I think what you want is the deflection due to external pressure hoop stress.
https://www.engineersedge.com/calcul...o_18_15451.htm
Which that deflection with a straight thread torque is going to be very-very minimal.
I am not an engineer, just a tinkerer.
I am looking for a formula that can determine the change of the inner diameter of a tube when a threaded nut is torqued on.
Best example I can think of is on a rifle barrel with a threaded muzzle. When a muzzle device is threaded on and torqued, at some point, the rifle bore (inner diameter) constricts.
Is there a formula so I can predict the change in inner diameter based on the torque applied?
I think what you want is the deflection due to external pressure hoop stress.
https://www.engineersedge.com/calcul...o_18_15451.htm
Which that deflection with a straight thread torque is going to be very-very minimal.
Tell me and I forget. Teach me and I remember. Involve me and I learn.
Unfortunately, I am basic member and cannot see that link.
It is minimal, but enough where torquing a muzzle device say more than 30 ft lbs, the pin gage taht previously fit the bore is now stuck and held in place by the bored that has decreased.
I was thinking it was from the pressure applied to the threads. So when the muzzle device is threaded on and butts up against the shoulder, any more torque now engages the threads in an axial direction. I've seen calcs on thread shearing regarding minimum thread engagement, etc.
What I am thinking is that as more of this axial stress is applied to the threads, specifically the male threads on the barrel, some pressure is directed inward due to the 60° threads thus creating the deformation decreasing the diameter of the barrel bore.
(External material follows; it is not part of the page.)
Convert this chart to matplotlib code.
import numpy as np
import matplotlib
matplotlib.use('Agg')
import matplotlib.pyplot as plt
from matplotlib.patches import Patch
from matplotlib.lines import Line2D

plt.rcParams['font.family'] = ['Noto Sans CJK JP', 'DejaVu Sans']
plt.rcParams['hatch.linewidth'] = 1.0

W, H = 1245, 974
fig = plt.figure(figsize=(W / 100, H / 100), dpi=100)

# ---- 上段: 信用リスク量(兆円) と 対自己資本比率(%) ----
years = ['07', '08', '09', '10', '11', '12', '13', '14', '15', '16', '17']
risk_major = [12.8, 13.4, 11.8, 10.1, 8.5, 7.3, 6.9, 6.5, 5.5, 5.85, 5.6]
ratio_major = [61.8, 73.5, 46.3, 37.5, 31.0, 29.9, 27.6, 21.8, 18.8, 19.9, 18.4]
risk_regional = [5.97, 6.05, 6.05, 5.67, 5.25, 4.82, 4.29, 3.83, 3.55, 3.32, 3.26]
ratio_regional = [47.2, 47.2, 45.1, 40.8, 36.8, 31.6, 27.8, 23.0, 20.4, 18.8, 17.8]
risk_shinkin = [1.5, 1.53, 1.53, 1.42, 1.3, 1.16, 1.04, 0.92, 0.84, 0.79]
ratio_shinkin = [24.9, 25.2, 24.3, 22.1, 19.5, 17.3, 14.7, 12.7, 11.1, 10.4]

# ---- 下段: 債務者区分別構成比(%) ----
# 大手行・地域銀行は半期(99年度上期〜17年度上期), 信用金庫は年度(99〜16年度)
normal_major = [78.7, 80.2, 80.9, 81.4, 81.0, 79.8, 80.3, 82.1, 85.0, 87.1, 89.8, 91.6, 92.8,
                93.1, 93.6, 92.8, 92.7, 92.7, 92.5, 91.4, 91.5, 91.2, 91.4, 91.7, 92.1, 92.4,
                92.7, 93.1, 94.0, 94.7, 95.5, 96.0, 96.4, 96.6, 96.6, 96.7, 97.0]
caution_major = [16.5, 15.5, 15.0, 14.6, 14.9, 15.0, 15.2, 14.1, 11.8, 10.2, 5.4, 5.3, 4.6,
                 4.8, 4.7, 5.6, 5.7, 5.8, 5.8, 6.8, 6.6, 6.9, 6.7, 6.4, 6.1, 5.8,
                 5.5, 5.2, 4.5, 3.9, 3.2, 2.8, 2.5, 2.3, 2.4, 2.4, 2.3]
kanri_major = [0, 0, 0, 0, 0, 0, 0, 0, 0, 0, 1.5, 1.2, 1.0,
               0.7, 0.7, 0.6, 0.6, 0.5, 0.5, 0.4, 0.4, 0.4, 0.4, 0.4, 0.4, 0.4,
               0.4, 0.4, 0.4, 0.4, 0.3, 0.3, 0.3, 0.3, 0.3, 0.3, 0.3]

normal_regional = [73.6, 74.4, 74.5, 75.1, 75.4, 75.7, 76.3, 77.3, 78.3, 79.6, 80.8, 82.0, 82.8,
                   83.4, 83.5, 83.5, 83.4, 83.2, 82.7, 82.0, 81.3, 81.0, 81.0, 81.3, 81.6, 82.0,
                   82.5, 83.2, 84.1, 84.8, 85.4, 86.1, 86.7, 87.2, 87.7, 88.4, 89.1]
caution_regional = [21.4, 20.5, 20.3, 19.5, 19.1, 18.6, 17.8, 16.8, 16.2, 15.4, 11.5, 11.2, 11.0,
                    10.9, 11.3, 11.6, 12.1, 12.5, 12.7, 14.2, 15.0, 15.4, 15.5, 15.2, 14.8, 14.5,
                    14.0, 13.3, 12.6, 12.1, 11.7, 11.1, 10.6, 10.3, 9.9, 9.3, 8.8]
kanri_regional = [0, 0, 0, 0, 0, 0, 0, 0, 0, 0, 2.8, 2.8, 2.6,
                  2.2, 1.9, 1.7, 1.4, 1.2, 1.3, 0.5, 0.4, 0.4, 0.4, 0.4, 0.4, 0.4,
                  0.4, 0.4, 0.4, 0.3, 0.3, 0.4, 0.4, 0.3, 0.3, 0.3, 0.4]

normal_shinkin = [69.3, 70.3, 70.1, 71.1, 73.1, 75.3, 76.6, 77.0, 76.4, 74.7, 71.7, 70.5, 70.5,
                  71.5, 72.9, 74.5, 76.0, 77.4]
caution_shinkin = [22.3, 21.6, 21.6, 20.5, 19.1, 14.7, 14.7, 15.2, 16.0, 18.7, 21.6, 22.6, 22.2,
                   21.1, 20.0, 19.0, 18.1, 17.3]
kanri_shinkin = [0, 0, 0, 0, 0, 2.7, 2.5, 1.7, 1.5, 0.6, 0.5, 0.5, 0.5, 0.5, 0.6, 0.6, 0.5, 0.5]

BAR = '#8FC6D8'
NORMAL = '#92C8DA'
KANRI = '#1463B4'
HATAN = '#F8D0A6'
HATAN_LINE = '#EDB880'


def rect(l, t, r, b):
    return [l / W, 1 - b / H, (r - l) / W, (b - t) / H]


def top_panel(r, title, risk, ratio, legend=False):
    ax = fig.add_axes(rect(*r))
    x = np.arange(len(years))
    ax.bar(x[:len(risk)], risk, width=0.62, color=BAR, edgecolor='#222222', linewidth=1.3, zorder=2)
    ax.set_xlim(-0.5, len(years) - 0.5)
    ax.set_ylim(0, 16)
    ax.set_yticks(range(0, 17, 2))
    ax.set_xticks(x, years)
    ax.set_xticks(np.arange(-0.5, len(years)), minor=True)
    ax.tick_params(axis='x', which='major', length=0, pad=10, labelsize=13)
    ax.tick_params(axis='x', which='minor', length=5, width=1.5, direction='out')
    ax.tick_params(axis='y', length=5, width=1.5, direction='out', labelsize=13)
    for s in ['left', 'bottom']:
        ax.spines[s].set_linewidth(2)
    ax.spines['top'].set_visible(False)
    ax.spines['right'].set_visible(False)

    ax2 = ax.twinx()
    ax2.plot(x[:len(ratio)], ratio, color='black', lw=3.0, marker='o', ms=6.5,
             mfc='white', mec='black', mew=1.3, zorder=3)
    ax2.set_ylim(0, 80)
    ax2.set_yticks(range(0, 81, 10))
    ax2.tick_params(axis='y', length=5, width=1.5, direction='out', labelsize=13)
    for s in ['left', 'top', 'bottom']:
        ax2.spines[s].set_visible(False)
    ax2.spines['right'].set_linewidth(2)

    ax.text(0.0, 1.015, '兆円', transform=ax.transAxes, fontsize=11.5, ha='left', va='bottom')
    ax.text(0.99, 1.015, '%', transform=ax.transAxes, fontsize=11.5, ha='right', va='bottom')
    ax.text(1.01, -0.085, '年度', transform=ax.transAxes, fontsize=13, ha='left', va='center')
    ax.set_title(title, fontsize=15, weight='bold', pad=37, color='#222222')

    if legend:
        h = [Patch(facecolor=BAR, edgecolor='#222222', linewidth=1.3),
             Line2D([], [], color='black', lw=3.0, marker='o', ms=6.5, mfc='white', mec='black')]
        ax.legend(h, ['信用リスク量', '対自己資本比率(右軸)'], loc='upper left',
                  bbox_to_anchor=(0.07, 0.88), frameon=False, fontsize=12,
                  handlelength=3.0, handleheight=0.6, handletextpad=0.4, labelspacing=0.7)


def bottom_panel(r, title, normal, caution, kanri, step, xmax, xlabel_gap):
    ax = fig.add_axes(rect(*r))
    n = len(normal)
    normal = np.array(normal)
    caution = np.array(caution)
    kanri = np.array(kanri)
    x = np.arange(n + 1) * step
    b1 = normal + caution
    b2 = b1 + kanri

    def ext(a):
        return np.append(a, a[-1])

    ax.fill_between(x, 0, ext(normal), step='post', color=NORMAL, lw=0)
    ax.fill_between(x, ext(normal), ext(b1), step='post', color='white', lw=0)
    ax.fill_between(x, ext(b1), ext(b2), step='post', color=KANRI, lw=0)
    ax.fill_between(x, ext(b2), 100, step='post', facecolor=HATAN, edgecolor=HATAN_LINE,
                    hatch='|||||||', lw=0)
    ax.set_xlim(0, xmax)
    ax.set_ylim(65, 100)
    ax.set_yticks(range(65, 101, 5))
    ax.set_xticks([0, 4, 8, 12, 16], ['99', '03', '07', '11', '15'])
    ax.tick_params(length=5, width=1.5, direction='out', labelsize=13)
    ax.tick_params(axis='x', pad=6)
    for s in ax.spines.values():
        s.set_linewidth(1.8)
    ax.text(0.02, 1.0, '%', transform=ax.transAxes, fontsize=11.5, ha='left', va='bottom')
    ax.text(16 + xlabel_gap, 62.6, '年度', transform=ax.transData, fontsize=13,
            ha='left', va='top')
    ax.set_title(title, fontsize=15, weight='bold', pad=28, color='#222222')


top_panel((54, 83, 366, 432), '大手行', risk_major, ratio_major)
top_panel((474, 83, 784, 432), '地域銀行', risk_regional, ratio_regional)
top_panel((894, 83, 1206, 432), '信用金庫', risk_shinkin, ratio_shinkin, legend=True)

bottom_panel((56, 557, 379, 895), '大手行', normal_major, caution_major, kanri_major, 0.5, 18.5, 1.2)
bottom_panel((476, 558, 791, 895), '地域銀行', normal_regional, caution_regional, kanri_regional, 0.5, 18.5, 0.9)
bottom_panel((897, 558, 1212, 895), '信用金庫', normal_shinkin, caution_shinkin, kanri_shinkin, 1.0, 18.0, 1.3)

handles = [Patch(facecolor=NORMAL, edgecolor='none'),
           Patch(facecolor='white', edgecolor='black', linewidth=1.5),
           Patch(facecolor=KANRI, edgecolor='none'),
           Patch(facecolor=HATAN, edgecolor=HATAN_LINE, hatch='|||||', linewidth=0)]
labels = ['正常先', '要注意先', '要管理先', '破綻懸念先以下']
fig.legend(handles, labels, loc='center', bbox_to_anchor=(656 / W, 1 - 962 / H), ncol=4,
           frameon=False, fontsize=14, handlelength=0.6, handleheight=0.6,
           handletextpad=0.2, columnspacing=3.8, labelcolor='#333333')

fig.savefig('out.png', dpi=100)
As I said, Im not an engineer so I may be way off and using wrong terms.
My goal is to predict the amount of torque that will begin to decrease bore size on different thread diameters (1/2-28 vs 5/8-24, etc.)
So far I have found info on typical bolt/nut fastener interactions, but not threaded cylinders just yet.
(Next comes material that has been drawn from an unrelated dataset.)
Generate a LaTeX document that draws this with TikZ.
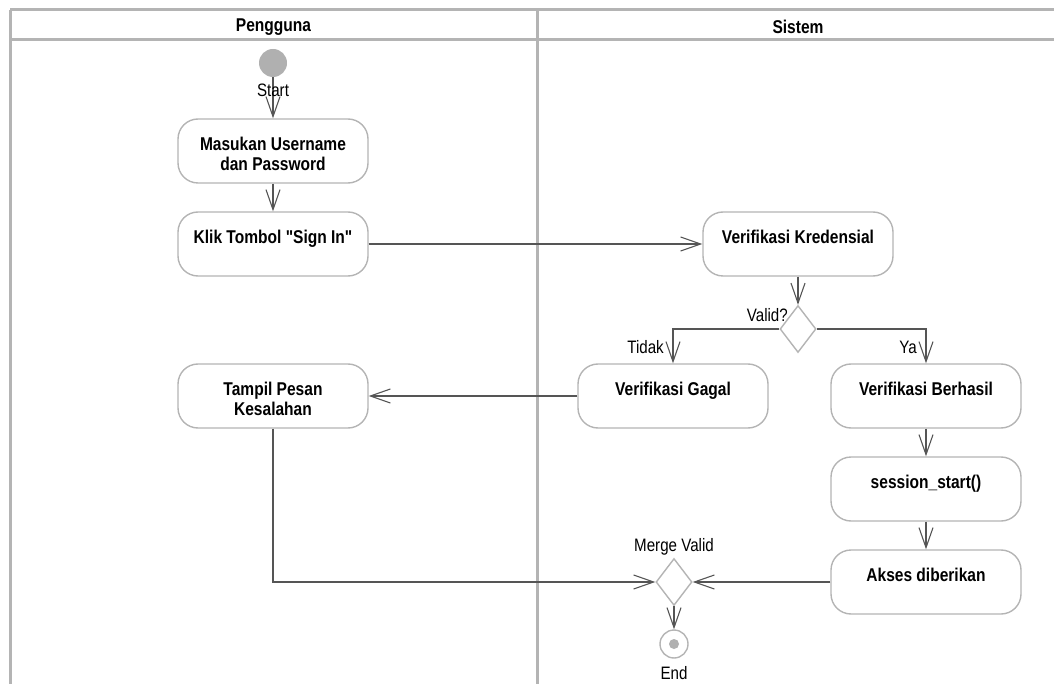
\documentclass[tikz,border=0pt]{standalone}
\usepackage{fontspec}
\usetikzlibrary{arrows.meta,shapes.geometric}
\newfontfamily\narrowsans{Liberation Sans}[FakeStretch=0.84]
\definecolor{lanegray}{HTML}{B4B4B4}
\definecolor{boxgray}{HTML}{B4B4B4}
\definecolor{flowgray}{HTML}{555555}
\definecolor{dotgray}{HTML}{B0B0B0}
\tikzset{
  lane/.style={draw=lanegray, line width=3pt},
  header/.style={font=\narrowsans\fontsize{18.5}{20}\selectfont\bfseries},
  acttext/.style={align=center, inner sep=0pt, yshift=-3pt,
    font=\narrowsans\fontsize{18.5}{20}\selectfont\bfseries},
  act/.style={draw=boxgray, line width=1.4pt, rounded corners=20pt,
    minimum width=190pt, minimum height=64pt, inner sep=0pt,
    label={[acttext]center:#1}},
  decision/.style={diamond, draw=boxgray, line width=1.4pt, fill=white,
    minimum width=36pt, minimum height=47pt, inner sep=0pt},
  tag/.style={font=\narrowsans\fontsize{18}{20}\selectfont, inner sep=0pt},
  flow/.style={draw=flowgray, line width=1.4pt,
    -{Straight Barb[length=20pt, width=14pt, line width=1.1pt]}},
}
\begin{document}
\begin{tikzpicture}[x=1pt, y=-1pt]
\useasboundingbox (0,0) rectangle (1054,684);

% swimlane frame
\draw[lane] (10,10) -- (1062,10);
\draw[lane] (10,40) -- (1062,40);
\draw[lane] (10,10) -- (10,690);
\draw[lane] (537,10) -- (537,690);
\node[header] (hUser) at (273.5,27) {Pengguna};
\node[header] (hSys)  at (798,27) {Sistem};

% initial node
\node[circle, fill=dotgray, minimum size=28pt, inner sep=0pt] (start) at (273,63) {};

% activities
\node[act={Masukan Username\\dan Password}] (masuk)  at (273,151) {};
\node[act={Klik Tombol "Sign In"\\ }]       (klik)     at (273,244) {};
\node[act={Verifikasi Kredensial\\ }]       (verk)     at (798,244) {};
\node[act={Verifikasi Gagal\\ }]            (gagal)    at (673,396) {};
\node[act={Verifikasi Berhasil\\ }]         (berhasil) at (926,396) {};
\node[act={Tampil Pesan\\Kesalahan}]        (tampil)   at (273,396) {};
\node[act={session\_start()\\ }]            (session)  at (926,489) {};
\node[act={Akses diberikan\\ }]             (akses)    at (926,582) {};

% decision and merge
\node[decision] (valid) at (798,329) {};
\node[decision] (merge) at (674,582) {};

% final node
\node[circle, draw=boxgray, line width=1.4pt, fill=white, minimum size=28pt, inner sep=0pt] (end) at (674,644) {};
\node[circle, fill=dotgray, minimum size=10pt, inner sep=0pt] (endDot) at (end.center) {};

% flows
\draw[flow] (start) -- (masuk.north);
\draw[flow] (masuk) -- (klik);
\draw[flow] (klik.east) -- (verk.west);
\draw[flow] (verk.south) -- (valid.north);
\draw[flow] (valid.west) -| (gagal.north);
\draw[flow] (valid.east) -| (berhasil.north);
\draw[flow] (gagal.west) -- (tampil.east);
\draw[flow] (berhasil) -- (session);
\draw[flow] (session) -- (akses);
\draw[flow] (akses.west) -- (merge.east);
\draw[flow] (tampil.south) |- (merge.west);
\draw[flow] (merge.south) -- (end.north);

% labels
\node[tag] (lStart) at (273,90.5) {Start};
\node[tag, anchor=east] (lValid) at (788,315) {Valid?};
\node[tag, anchor=east] (lTidak) at (664,347) {Tidak};
\node[tag, anchor=east] (lYa) at (917,347) {Ya};
\node[tag] (lMerge) at (674,547) {Merge Valid};
\node[tag] (lEnd) at (674,673) {End};
\end{tikzpicture}
\end{document}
I am leaning toward a function of Poisson's Ratio and Hoo's Law. Basically we need to look at the tensile strength of the threaded portion of the barrel. Then determine the stress and strain applied to the barrel as we tighten the muzzle device. The barrel will "stretch" with this tightening as it is elastic. There is a range of the elasticity of the steel before it fails and becomes plastic. In that range of elasticity, Poissons ratio comes into play and the inner diameter decreases. In theory, because the elasticity slope is linear, should be able to calculate X torque = Y decrease in diameter.